Recorded data:

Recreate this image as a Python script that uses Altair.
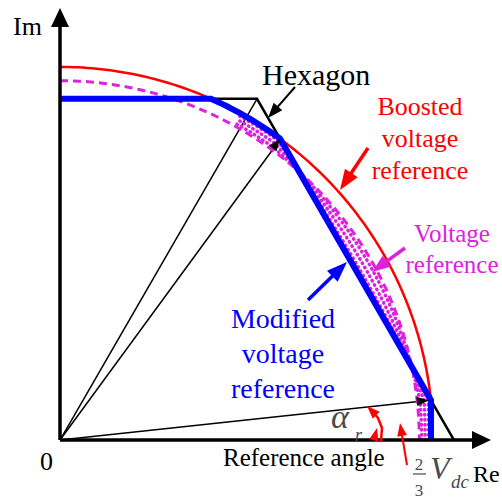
import numpy as np
import pandas as pd
import altair as alt

# ---------------- data (unit: 2/3 Vdc = 1) ----------------
hex_x = [0.0, 0.5, 1.0]          # hexagon boundary (first sector)
hex_y = [0.866, 0.866, 0.0]
R_boost = 0.947                  # boosted voltage reference radius
R_ref = 0.912                    # voltage reference radius
ref_range = [0.0, 90.0]          # degrees
band_range = [0.0, 61.0]         # shaded region (degrees)
band_fracs = [0.2, 0.5, 0.8]

# canvas / pixel mapping of the reference drawing
W, H = 502, 501
OX, OY, U = 60.0, 440.0, 394.0   # origin pixel, pixels per unit


def P(x, y):
    return ((x - OX) / U, (OY - y) / U)


xs = alt.Scale(domain=[P(0, 0)[0], P(W, 0)[0]], nice=False, zero=False)
ys = alt.Scale(domain=[P(0, H)[1], P(0, 0)[1]], nice=False, zero=False)
X = lambda: alt.X("x:Q", scale=xs, axis=None)
Y = lambda: alt.Y("y:Q", scale=ys, axis=None)

HEAD = "M0,0L-0.75,2L0.75,2Z"
AXHEAD = "M0,0L-0.95,2L0.95,2Z"
FONT = "Liberation Serif"

# annotation geometry (pixel readings)
im_axis = [(60, 440), (60, 24)]
re_axis = [(60, 440), (476, 440)]
im_tip = (60, 8)
re_tip = (491, 440)
hex_arrow = [(295, 87), (268, 118)]
boost_arrow = [(368, 148), (340, 190)]
ref_arrow = [(405, 248), (372, 272)]
mod_arrow = [(308, 300), (347, 262)]
up_arrow = [(407, 465), (400, 423)]
alpha_arc = [(381, 441), (382, 428), (378, 418), (372, 411)]
alpha_tip = (367, 406)


def pdf(xx, yy, g=0):
    return pd.DataFrame({"x": list(xx), "y": list(yy), "o": list(range(len(xx))), "g": g})


def line(df, color, width, dash=None, cap="butt", join="miter"):
    kw = dict(color=color, strokeWidth=width, strokeCap=cap, strokeJoin=join)
    if dash:
        kw["strokeDash"] = dash
    return alt.Chart(df).mark_line(**kw).encode(x=X(), y=Y(), order="o:Q", detail="g:N")


def heads(rows, color, shape=HEAD):
    df = pd.DataFrame(rows, columns=["x", "y", "dx", "dy", "s"])
    df["a"] = np.degrees(np.arctan2(df.dx, df.dy)) % 360
    return alt.Chart(df).mark_point(shape=shape, filled=True, opacity=1, color=color,
                                    strokeWidth=0).encode(
        x=X(), y=Y(), angle=alt.Angle("a:Q", scale=None), size=alt.Size("s:Q", scale=None))


def text(rows, color, size, style="normal", align="left"):
    df = pd.DataFrame([(P(a, b)[0], P(a, b)[1], t) for a, b, t in rows], columns=["x", "y", "t"])
    return alt.Chart(df).mark_text(align=align, baseline="alphabetic", font=FONT,
                                   fontSize=size, fontStyle=style, color=color).encode(
        x=X(), y=Y(), text="t:N")


def arrow(pts, color, width, hsize):
    (tx, ty), (hx, hy) = P(*pts[0]), P(*pts[1])
    dx, dy = hx - tx, hy - ty
    n = np.hypot(dx, dy)
    back = np.sqrt(hsize) / U * 0.6
    ex, ey = hx - dx / n * back, hy - dy / n * back
    return [line(pdf([tx, ex], [ty, ey]), color, width),
            heads([(hx, hy, dx, dy, hsize)], color)]


# ---------------- geometry ----------------
inr = hex_y[0]
th_top = np.degrees(np.arcsin(inr / R_boost))
dd = np.degrees(np.arccos(inr / R_boost))
th_a, th_b = 30 + dd, 30 - dd
xb = R_boost * np.cos(np.radians(th_b))
yb = R_boost * np.sin(np.radians(th_b))
xa = R_boost * np.cos(np.radians(th_a))
ya = R_boost * np.sin(np.radians(th_a))

arc = np.radians(np.linspace(th_top, th_a, 30))
blue_x = [0.0] + list(R_boost * np.cos(arc)) + [xb, xb]
blue_y = [inr] + list(R_boost * np.sin(arc)) + [yb, 0.0]

ra = np.radians(np.linspace(90, th_b, 120))
red_x, red_y = R_boost * np.cos(ra), R_boost * np.sin(ra)

ma = np.radians(np.linspace(ref_range[1], ref_range[0], 120))
mag_x, mag_y = R_ref * np.cos(ma), R_ref * np.sin(ma)


def r_blue(t):
    tr = np.radians(t)
    return np.where(t <= th_b, xb / np.cos(tr),
                    np.where(t < th_a, inr / np.cos(tr - np.radians(30)), R_boost))


bt = np.linspace(band_range[0], band_range[1], 150)
band = []
for i, f in enumerate(band_fracs):
    r = R_ref + f * (r_blue(bt) - R_ref)
    band.append(pdf(r * np.cos(np.radians(bt)), r * np.sin(np.radians(bt)), g=i))
band_df = pd.concat(band)

RED, BLUE, MAG, GRAY = "#ff0000", "#0000ff", "#dd22dd", "#4a4a4a"

layers = []
# thin lines from origin
thin = pd.concat([pdf([0, hex_x[1]], [0, hex_y[1]], 0),
                  pdf([0, xa - 0.01], [0, ya - 0.016], 1),
                  pdf([0, xb - 0.02], [0, yb - 0.002], 2)])
layers.append(line(thin, "black", 1.5))
layers.append(line(pdf(hex_x, hex_y), "black", 2.5))
layers.append(line(band_df, MAG, 3.5, dash=[0.5, 4.5], cap="round"))
layers.append(line(pdf(mag_x, mag_y), MAG, 3, dash=[8, 5]))
layers.append(line(pdf(red_x, red_y), RED, 2.5))
layers.append(line(pdf(blue_x, blue_y), BLUE, 6))
layers.append(heads([(xa, ya, xa, ya, 150), (xb - 0.005, yb, xb, yb, 150)], "black"))

# axes
layers.append(line(pdf(*zip(*[P(*p) for p in im_axis])), "black", 3.5))
layers.append(line(pdf(*zip(*[P(*p) for p in re_axis])), "black", 3.5))
layers.append(heads([(*P(*im_tip), 0, 1, 361), (*P(*re_tip), 1, 0, 361)], "black", AXHEAD))

# annotation arrows
layers += arrow(hex_arrow, "black", 2, 230)
layers += arrow(boost_arrow, RED, 3.5, 420)
layers += arrow(ref_arrow, MAG, 3.5, 330)
layers += arrow(mod_arrow, BLUE, 3.5, 420)
layers += arrow(up_arrow, RED, 2, 170)
aa = [P(*p) for p in alpha_arc]
layers.append(line(pdf([p[0] for p in aa], [p[1] for p in aa]), RED, 2.5, cap="round", join="round"))
at = P(*alpha_tip)
layers.append(heads([(at[0], at[1], at[0] - aa[-1][0], at[1] - aa[-1][1], 170),
                     (*P(377, 428), 0.25, 1, 160)], RED))

# fraction bar
layers.append(line(pdf(*zip(*[P(413, 474), P(426, 474)])), GRAY, 1.2))

# texts
layers.append(text([(13, 35, "Im"), (40, 470, "0")], "black", 26))
layers.append(text([(473, 482, "Re")], "black", 24))
layers.append(text([(262, 85, "Hexagon")], "black", 30))
layers.append(text([(223, 466, "Reference angle")], "black", 25))
layers.append(text([(420, 115, "Boosted"), (420, 147, "voltage"), (420, 179, "reference")],
                   RED, 26, align="center"))
layers.append(text([(452, 242, "Voltage"), (452, 273, "reference")], MAG, 25, align="center"))
layers.append(text([(283, 328, "Modified"), (283, 363, "voltage"), (283, 398, "reference")],
                   BLUE, 28, align="center"))
layers.append(text([(331, 428, "α")], GRAY, 34, style="italic"))
layers.append(text([(355, 441, "r")], GRAY, 18, style="italic"))
layers.append(text([(419, 470, "2"), (419, 496, "3")], GRAY, 17, align="center"))
layers.append(text([(430, 479, "V")], GRAY, 32, style="italic"))
layers.append(text([(451, 488, "dc")], GRAY, 19, style="italic"))

chart = alt.layer(*layers).properties(
    width=W, height=H, padding=0, autosize="none"
).configure_view(stroke=None)

chart.save("out.html", embed_options={"renderer": "svg", "actions": False})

Task requirements: Starting at the top of the listing above, reproduce each line up to and including the one with "import altair as alt"; omit the pictures.

Reply:
Recreate this image as a Python script that uses Altair.
import numpy as np
import pandas as pd
import altair as alt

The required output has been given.